* _Task objective_:
List all lines of the data containing the word "that".

* _Information supplied_:
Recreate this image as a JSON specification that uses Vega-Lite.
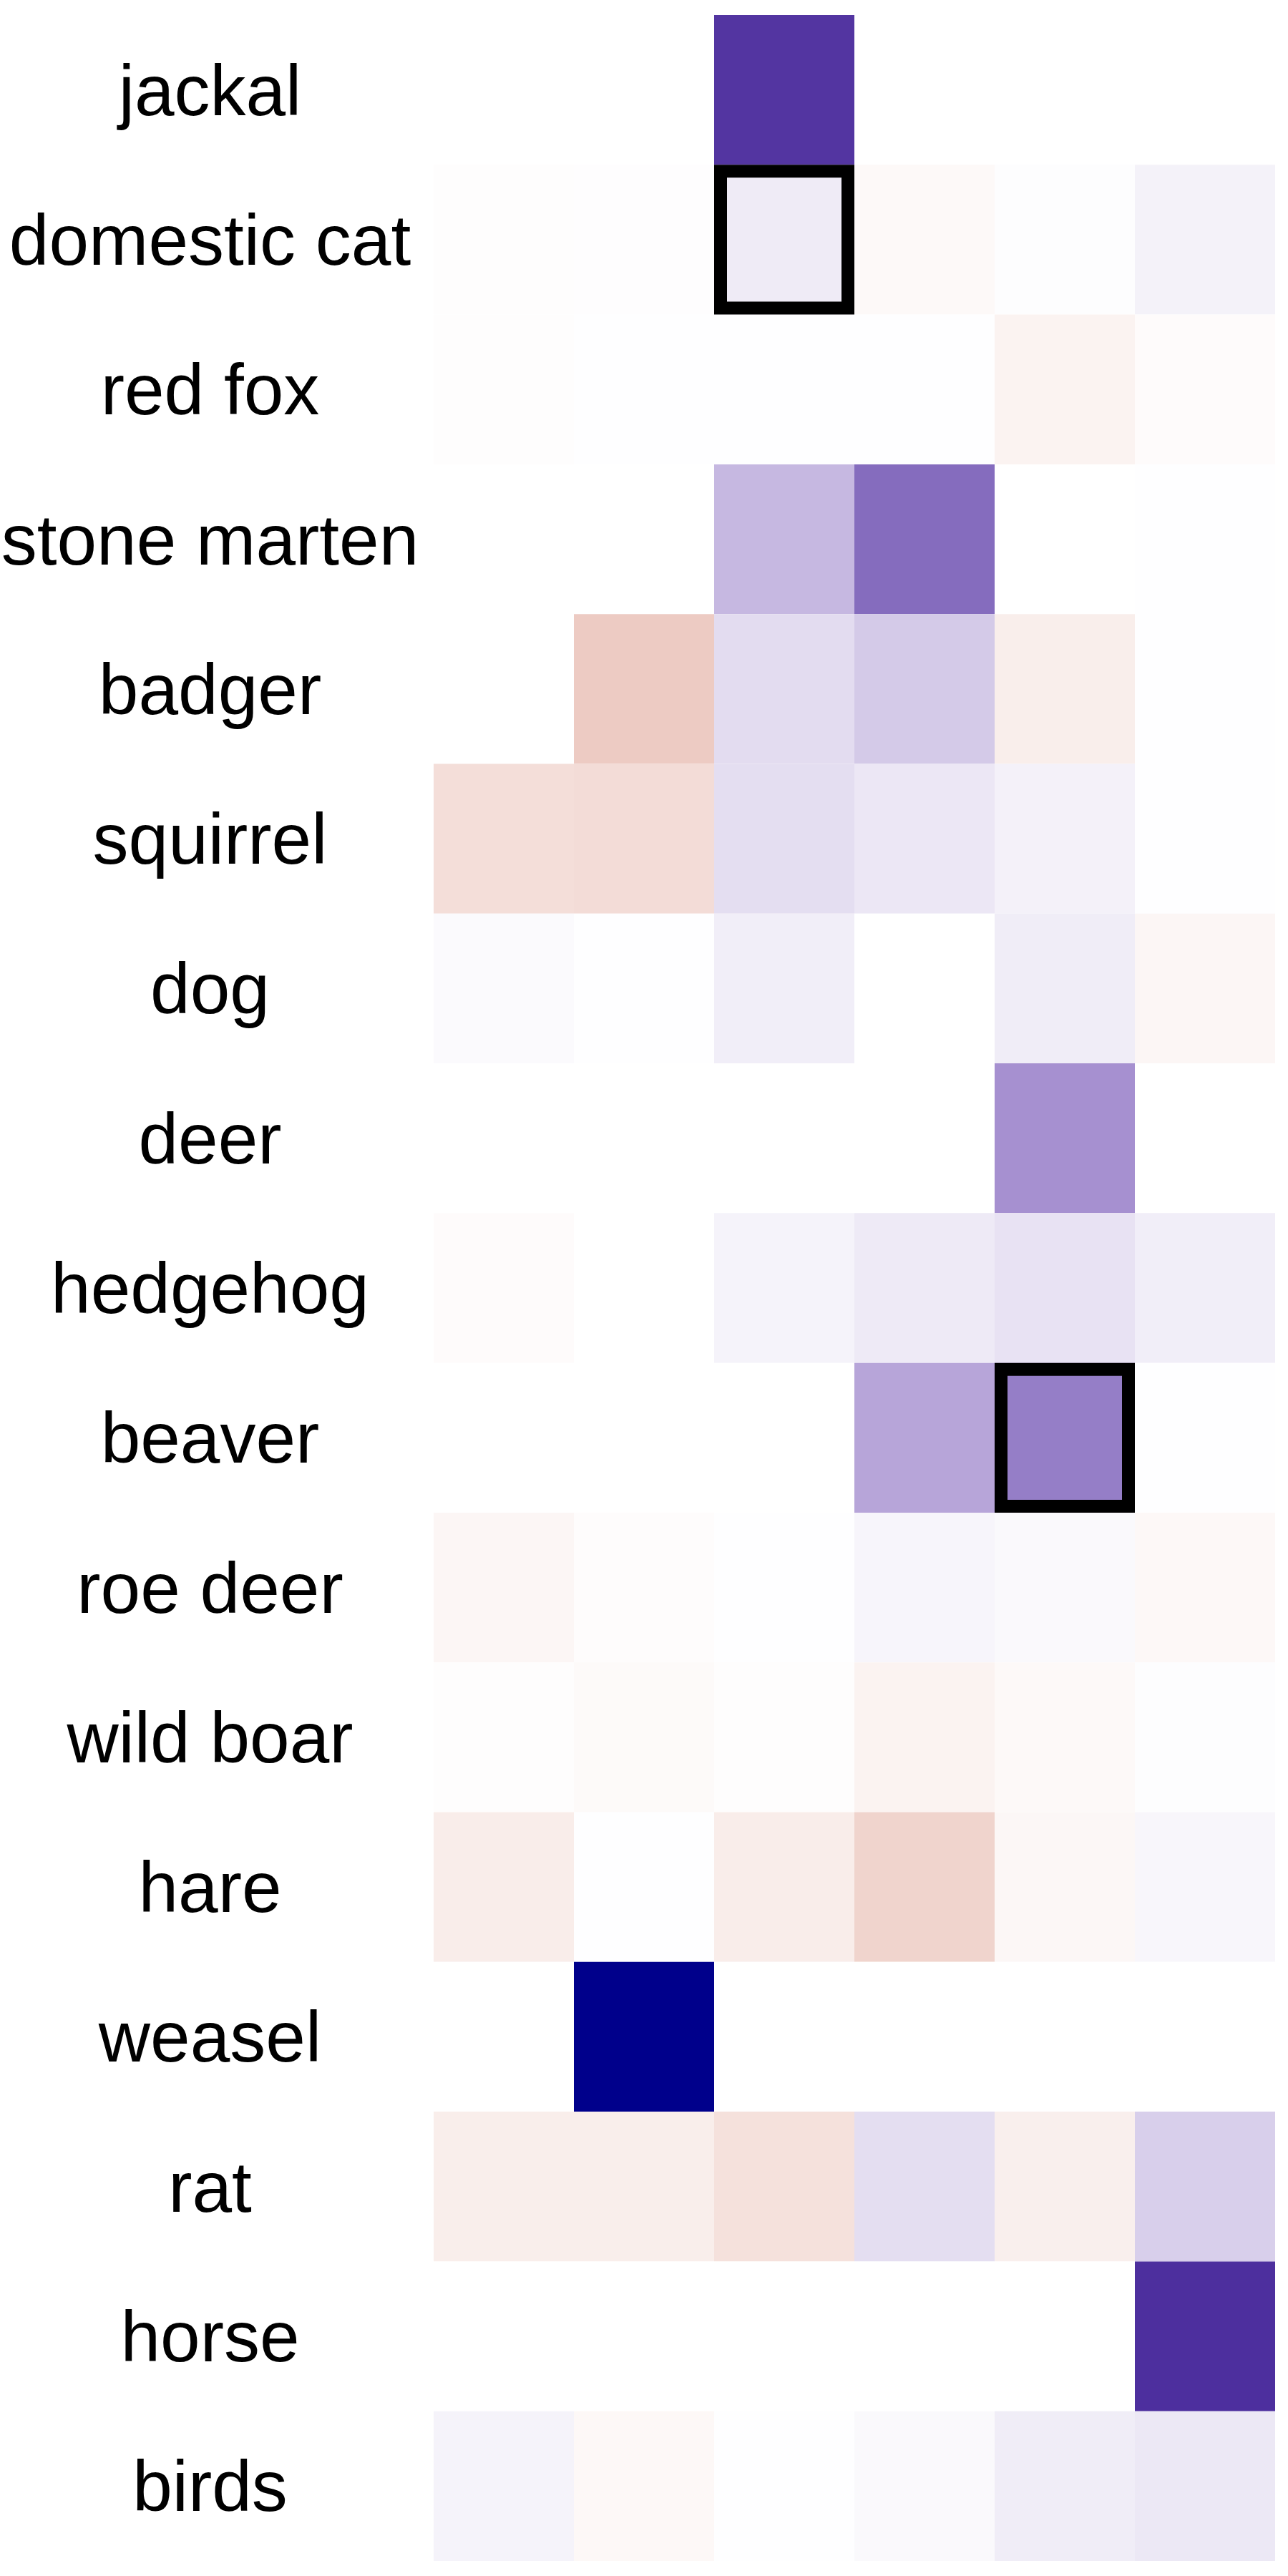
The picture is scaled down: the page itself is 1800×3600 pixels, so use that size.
{
  "$schema": "https://vega.github.io/schema/vega-lite/v6.json",
  "width": 1176,
  "height": 3558,
  "autosize": "none",
  "padding": {"left": 606, "top": 21, "right": 18, "bottom": 21},
  "background": "white",
  "config": {"view": {"stroke": null}},
  "data": {
    "values": [
      {"animal": "jackal", "col": 1, "value": 0},
      {"animal": "jackal", "col": 2, "value": 0},
      {"animal": "jackal", "col": 3, "value": 0.9},
      {"animal": "jackal", "col": 4, "value": 0},
      {"animal": "jackal", "col": 5, "value": 0},
      {"animal": "jackal", "col": 6, "value": 0},
      {"animal": "domestic cat", "col": 1, "value": -0.01},
      {"animal": "domestic cat", "col": 2, "value": 0.008},
      {"animal": "domestic cat", "col": 3, "value": 0.09, "highlight": true},
      {"animal": "domestic cat", "col": 4, "value": -0.033},
      {"animal": "domestic cat", "col": 5, "value": 0.01},
      {"animal": "domestic cat", "col": 6, "value": 0.058},
      {"animal": "red fox", "col": 1, "value": -0.01},
      {"animal": "red fox", "col": 2, "value": 0.005},
      {"animal": "red fox", "col": 3, "value": 0.005},
      {"animal": "red fox", "col": 4, "value": 0.005},
      {"animal": "red fox", "col": 5, "value": -0.066},
      {"animal": "red fox", "col": 6, "value": -0.02},
      {"animal": "stone marten", "col": 1, "value": 0},
      {"animal": "stone marten", "col": 2, "value": 0},
      {"animal": "stone marten", "col": 3, "value": 0.314},
      {"animal": "stone marten", "col": 4, "value": 0.653},
      {"animal": "stone marten", "col": 5, "value": 0},
      {"animal": "stone marten", "col": 6, "value": 0.005},
      {"animal": "badger", "col": 1, "value": 0},
      {"animal": "badger", "col": 2, "value": -0.286},
      {"animal": "badger", "col": 3, "value": 0.155},
      {"animal": "badger", "col": 4, "value": 0.235},
      {"animal": "badger", "col": 5, "value": -0.093},
      {"animal": "badger", "col": 6, "value": 0.005},
      {"animal": "squirrel", "col": 1, "value": -0.18},
      {"animal": "squirrel", "col": 2, "value": -0.19},
      {"animal": "squirrel", "col": 3, "value": 0.146},
      {"animal": "squirrel", "col": 4, "value": 0.106},
      {"animal": "squirrel", "col": 5, "value": 0.062},
      {"animal": "squirrel", "col": 6, "value": 0.005},
      {"animal": "dog", "col": 1, "value": 0.02},
      {"animal": "dog", "col": 2, "value": 0.005},
      {"animal": "dog", "col": 3, "value": 0.075},
      {"animal": "dog", "col": 4, "value": 0},
      {"animal": "dog", "col": 5, "value": 0.08},
      {"animal": "dog", "col": 6, "value": -0.05},
      {"animal": "deer", "col": 1, "value": 0},
      {"animal": "deer", "col": 2, "value": 0},
      {"animal": "deer", "col": 3, "value": 0},
      {"animal": "deer", "col": 4, "value": 0},
      {"animal": "deer", "col": 5, "value": 0.49},
      {"animal": "deer", "col": 6, "value": 0},
      {"animal": "hedgehog", "col": 1, "value": -0.02},
      {"animal": "hedgehog", "col": 2, "value": 0},
      {"animal": "hedgehog", "col": 3, "value": 0.053},
      {"animal": "hedgehog", "col": 4, "value": 0.093},
      {"animal": "hedgehog", "col": 5, "value": 0.128},
      {"animal": "hedgehog", "col": 6, "value": 0.075},
      {"animal": "beaver", "col": 1, "value": 0},
      {"animal": "beaver", "col": 2, "value": 0},
      {"animal": "beaver", "col": 3, "value": 0},
      {"animal": "beaver", "col": 4, "value": 0.398},
      {"animal": "beaver", "col": 5, "value": 0.572, "highlight": true},
      {"animal": "beaver", "col": 6, "value": 0.004},
      {"animal": "roe deer", "col": 1, "value": -0.05},
      {"animal": "roe deer", "col": 2, "value": -0.016},
      {"animal": "roe deer", "col": 3, "value": 0.005},
      {"animal": "roe deer", "col": 4, "value": 0.044},
      {"animal": "roe deer", "col": 5, "value": 0.027},
      {"animal": "roe deer", "col": 6, "value": -0.038},
      {"animal": "wild boar", "col": 1, "value": -0.01},
      {"animal": "wild boar", "col": 2, "value": -0.027},
      {"animal": "wild boar", "col": 3, "value": -0.01},
      {"animal": "wild boar", "col": 4, "value": -0.066},
      {"animal": "wild boar", "col": 5, "value": -0.033},
      {"animal": "wild boar", "col": 6, "value": 0.01},
      {"animal": "hare", "col": 1, "value": -0.1},
      {"animal": "hare", "col": 2, "value": 0.004},
      {"animal": "hare", "col": 3, "value": -0.1},
      {"animal": "hare", "col": 4, "value": -0.236},
      {"animal": "hare", "col": 5, "value": -0.044},
      {"animal": "hare", "col": 6, "value": 0.04},
      {"animal": "weasel", "col": 1, "value": 0},
      {"animal": "weasel", "col": 2, "value": 1.2},
      {"animal": "weasel", "col": 3, "value": 0},
      {"animal": "weasel", "col": 4, "value": 0},
      {"animal": "weasel", "col": 5, "value": 0},
      {"animal": "weasel", "col": 6, "value": 0},
      {"animal": "rat", "col": 1, "value": -0.093},
      {"animal": "rat", "col": 2, "value": -0.093},
      {"animal": "rat", "col": 3, "value": -0.165},
      {"animal": "rat", "col": 4, "value": 0.146},
      {"animal": "rat", "col": 5, "value": -0.088},
      {"animal": "rat", "col": 6, "value": 0.212},
      {"animal": "horse", "col": 1, "value": 0},
      {"animal": "horse", "col": 2, "value": 0},
      {"animal": "horse", "col": 3, "value": 0},
      {"animal": "horse", "col": 4, "value": 0},
      {"animal": "horse", "col": 5, "value": 0},
      {"animal": "horse", "col": 6, "value": 0.93},
      {"animal": "birds", "col": 1, "value": 0.053},
      {"animal": "birds", "col": 2, "value": -0.038},
      {"animal": "birds", "col": 3, "value": 0.004},
      {"animal": "birds", "col": 4, "value": 0.027},
      {"animal": "birds", "col": 5, "value": 0.08},
      {"animal": "birds", "col": 6, "value": 0.102}
    ]
  },
  "layer": [
    {
      "mark": {"type": "rect"},
      "encoding": {
        "x": {"field": "col", "type": "ordinal", "axis": null, "scale": {"paddingInner": 0, "paddingOuter": 0}},
        "y": {
          "field": "animal", "type": "nominal",
          "sort": ["jackal", "domestic cat", "red fox", "stone marten", "badger", "squirrel", "dog", "deer", "hedgehog", "beaver", "roe deer", "wild boar", "hare", "weasel", "rat", "horse", "birds"],
          "scale": {"paddingInner": 0, "paddingOuter": 0},
          "axis": {"title": null, "ticks": false, "tickSize": 0, "domain": false, "labelFontSize": 100, "labelFont": "Liberation Sans", "labelColor": "black", "labelAlign": "center", "labelBaseline": "middle", "labelPadding": 313, "labelOffset": 5, "labelLimit": 0}
        },
        "color": {
          "condition": {"test": "datum.value > 1", "value": "#00008B"},
          "field": "value", "type": "quantitative",
          "scale": {"domain": [-1, 0, 0.5, 1], "range": ["#C0492D", "#ffffff", "#A48ECF", "#3F1F96"], "interpolate": "rgb"},
          "legend": null
        }
      }
    },
    {
      "transform": [{"filter": "datum.highlight === true"}],
      "mark": {"type": "rect", "filled": false, "stroke": "black", "strokeWidth": 18, "width": 178, "height": 191.3},
      "encoding": {
        "x": {"field": "col", "type": "ordinal"},
        "y": {"field": "animal", "type": "nominal", "sort": ["jackal", "domestic cat", "red fox", "stone marten", "badger", "squirrel", "dog", "deer", "hedgehog", "beaver", "roe deer", "wild boar", "hare", "weasel", "rat", "horse", "birds"]}
      }
    }
  ]
}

* _Finished task_:
Recreate this image as a JSON specification that uses Vega-Lite.
The picture is scaled down: the page itself is 1800×3600 pixels, so use that size.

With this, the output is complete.